Trataba de la vida de una
investigadora dedicada al desarrollo de fármacos para el tratamiento del Ébola,
que había decidido, en un momento determinado de su vida, abandonar España, a
su marido y a sus hijas para instalarse en el Congo, país donde la mortalidad
por el virus alcanzaba niveles altísimos. El autor explicó que, aunque había
ciertas tramas secundarias de ficción, la base de la novela estaba inspirada en
la vida real de la investigadora con la que él mantuvo una relación sentimental
durante cuatro años, bastante tiempo antes de que ella viajase a África, donde
murió varios años después víctima del virus al que dedicó su vida de
investigación.
Amaya había leído la noticia de la publicación de aquella
novela la semana anterior y en el mismo momento estuvo segura de que se trataba
de un calco de la vida de su madre, que murió en el Congo cuando ella tenía
dieciocho años. Por eso su curiosidad pudo más que todo y acudió aquella tarde
a la presentación. Quería mirar a los ojos de aquel autor para saber qué le
había inspirado a escribir sobre la vida de una mujer que podría ser la de su
madre.
Y a medida que avanzaba la presentación y Pablo diseccionaba
los detalles generales de la vida de la protagonista, Amaya supo, con total certeza,
que no se trataba de un calco, sino del caso real de su propia madre. Él dio
datos concretos, situaciones y fechas durante las cuales su madre ya estaba
casada con su padre y sin embargo al mismo tiempo vivía una historia de amor
con Pablo. Así que aquello era lo más cercano a la confesión de una infidelidad
que nadie había sospechado en su familia, al menos ella nunca tuvo ningún
indicio.
Y entonces empezó a hilar las fechas que Pablo había indicado durante
las que duró su romance y las de su propio nacimiento y todo parecía cuadrar de
forma sospechosa. Siempre se había sentido diferente a sus hermanas. No era
nada concreto que pudiese definir, pero había algo en sí misma que la hacía
sentir distinta y quizá ajena a su familia. Ella lo achacaba simplemente a su
carácter, diferente, abierto, y tan distinto al de sus padres, pero creía que
había surgido por generación espontánea. Aunque quizá había otra explicación.

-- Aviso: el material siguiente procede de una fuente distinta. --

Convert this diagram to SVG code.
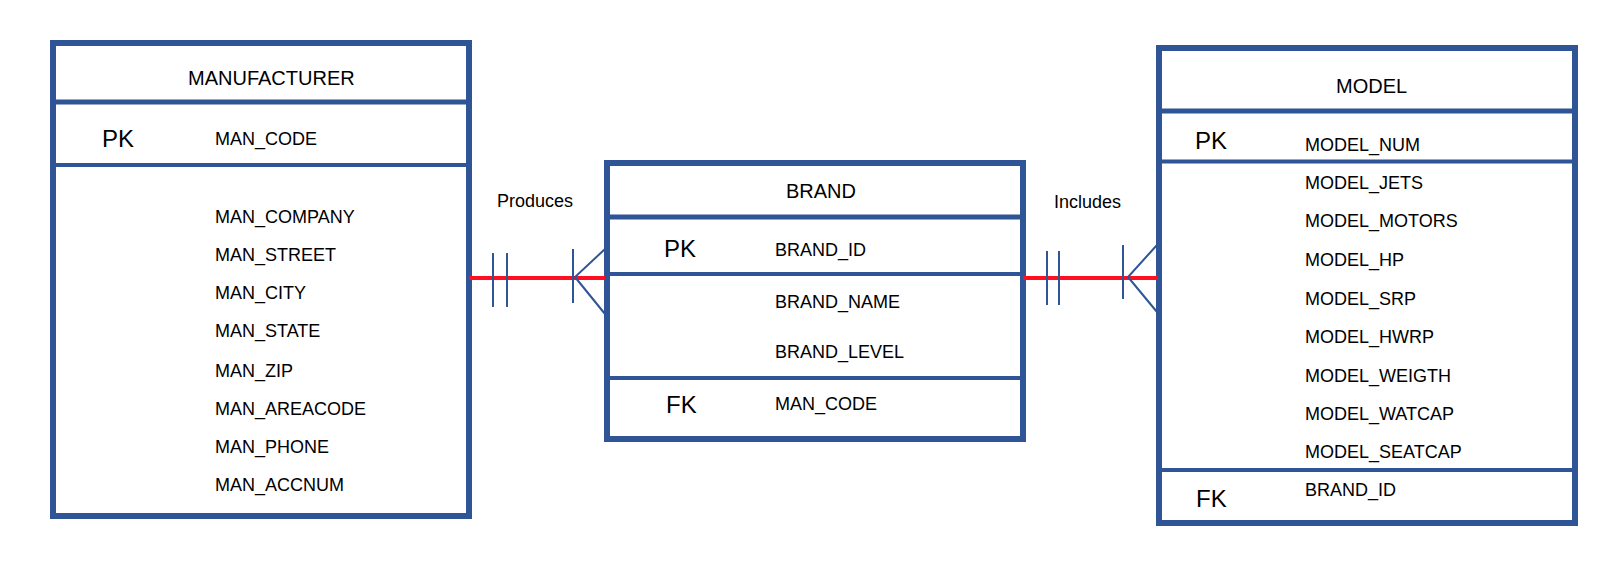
<svg xmlns="http://www.w3.org/2000/svg" width="1620" height="582" viewBox="0 0 1620 582">
<style>
.box{fill:#fff;stroke:#2F5597;stroke-width:6}
.hdr{stroke:#2F5597;stroke-width:5}
.div{stroke:#2F5597;stroke-width:4}
.t{font-family:"Liberation Sans",Arial,sans-serif;fill:#000}
.title{font-size:20px}
.key{font-size:24px}
.attr{font-size:18px}
.rel{stroke:#FF0F1F;stroke-width:4}
.tick{stroke:#2F5597;stroke-width:2;fill:none}
</style>
<rect width="1620" height="582" fill="#fff"/>
<g id="manufacturer">
<rect class="box" x="53" y="43" width="416" height="473"/>
<line class="hdr" x1="53" y1="102" x2="469" y2="102"/>
<line class="div" x1="53" y1="165" x2="469" y2="165"/>
<text class="t title" x="188" y="85">MANUFACTURER</text>
<text class="t key" x="102" y="147">PK</text>
<text class="t attr" x="215" y="145">MAN_CODE</text>
<text class="t attr" x="215" y="223">MAN_COMPANY</text>
<text class="t attr" x="215" y="261">MAN_STREET</text>
<text class="t attr" x="215" y="299">MAN_CITY</text>
<text class="t attr" x="215" y="337">MAN_STATE</text>
<text class="t attr" x="215" y="377">MAN_ZIP</text>
<text class="t attr" x="215" y="415">MAN_AREACODE</text>
<text class="t attr" x="215" y="453">MAN_PHONE</text>
<text class="t attr" x="215" y="491">MAN_ACCNUM</text>
</g>
<g id="brand">
<rect class="box" x="607" y="163" width="416" height="276"/>
<line class="hdr" x1="607" y1="217" x2="1023" y2="217"/>
<line class="div" x1="607" y1="274" x2="1023" y2="274"/>
<line class="div" x1="607" y1="378" x2="1023" y2="378"/>
<text class="t title" x="786" y="198">BRAND</text>
<text class="t key" x="664" y="257">PK</text>
<text class="t attr" x="775" y="256">BRAND_ID</text>
<text class="t attr" x="775" y="308">BRAND_NAME</text>
<text class="t attr" x="775" y="358">BRAND_LEVEL</text>
<text class="t key" x="666" y="413">FK</text>
<text class="t attr" x="775" y="410">MAN_CODE</text>
</g>
<g id="model">
<rect class="box" x="1159" y="48" width="416" height="475"/>
<line class="hdr" x1="1159" y1="111" x2="1575" y2="111"/>
<line class="div" x1="1159" y1="161.5" x2="1575" y2="161.5"/>
<line class="div" x1="1159" y1="470" x2="1575" y2="470"/>
<text class="t title" x="1336" y="93">MODEL</text>
<text class="t key" x="1195" y="149">PK</text>
<text class="t attr" x="1305" y="151">MODEL_NUM</text>
<text class="t attr" x="1305" y="189">MODEL_JETS</text>
<text class="t attr" x="1305" y="227">MODEL_MOTORS</text>
<text class="t attr" x="1305" y="266">MODEL_HP</text>
<text class="t attr" x="1305" y="305">MODEL_SRP</text>
<text class="t attr" x="1305" y="343">MODEL_HWRP</text>
<text class="t attr" x="1305" y="382">MODEL_WEIGTH</text>
<text class="t attr" x="1305" y="420">MODEL_WATCAP</text>
<text class="t attr" x="1305" y="458">MODEL_SEATCAP</text>
<text class="t key" x="1196" y="507">FK</text>
<text class="t attr" x="1305" y="496">BRAND_ID</text>
</g>
<g id="connectors">
<g id="produces">
<line class="rel" x1="469" y1="278" x2="605" y2="278"/>
<line class="tick" x1="493" y1="253" x2="493" y2="307"/>
<line class="tick" x1="507" y1="253" x2="507" y2="307"/>
<line class="tick" x1="573" y1="249" x2="573" y2="303"/>
<polyline class="tick" points="605,249 575,277 605,314"/>
<text class="t attr" x="497" y="207">Produces</text>
</g>
<g id="includes">
<line class="rel" x1="1023" y1="278" x2="1158" y2="278"/>
<line class="tick" x1="1047" y1="251" x2="1047" y2="305"/>
<line class="tick" x1="1059" y1="251" x2="1059" y2="305"/>
<line class="tick" x1="1123" y1="245" x2="1123" y2="299"/>
<polyline class="tick" points="1157,245 1128,277 1157,312"/>
<text class="t attr" x="1054" y="208">Includes</text>
</g>
</g>
</svg>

Su intriga, y casi convencimiento, había aumentado tanto que
no podía esperar más.
Avanzó en la fila y allí estaba, a unos pasos de la mesa
donde éste firmaba ejemplares.
Y cuando por fin le tocó a ella, y él la miró a los ojos,
vio un reflejo de sí misma en aquellas pupilas. Supo que había algo de él en sí
misma y sufrió una identificación con alguien que en realidad acababa de
conocer.
Fue a pedirle la dedicatoria, pero él se le adelantó. Le
dijo simplemente.
—Hola hija. ¡Qué ganas tenía de conocerte!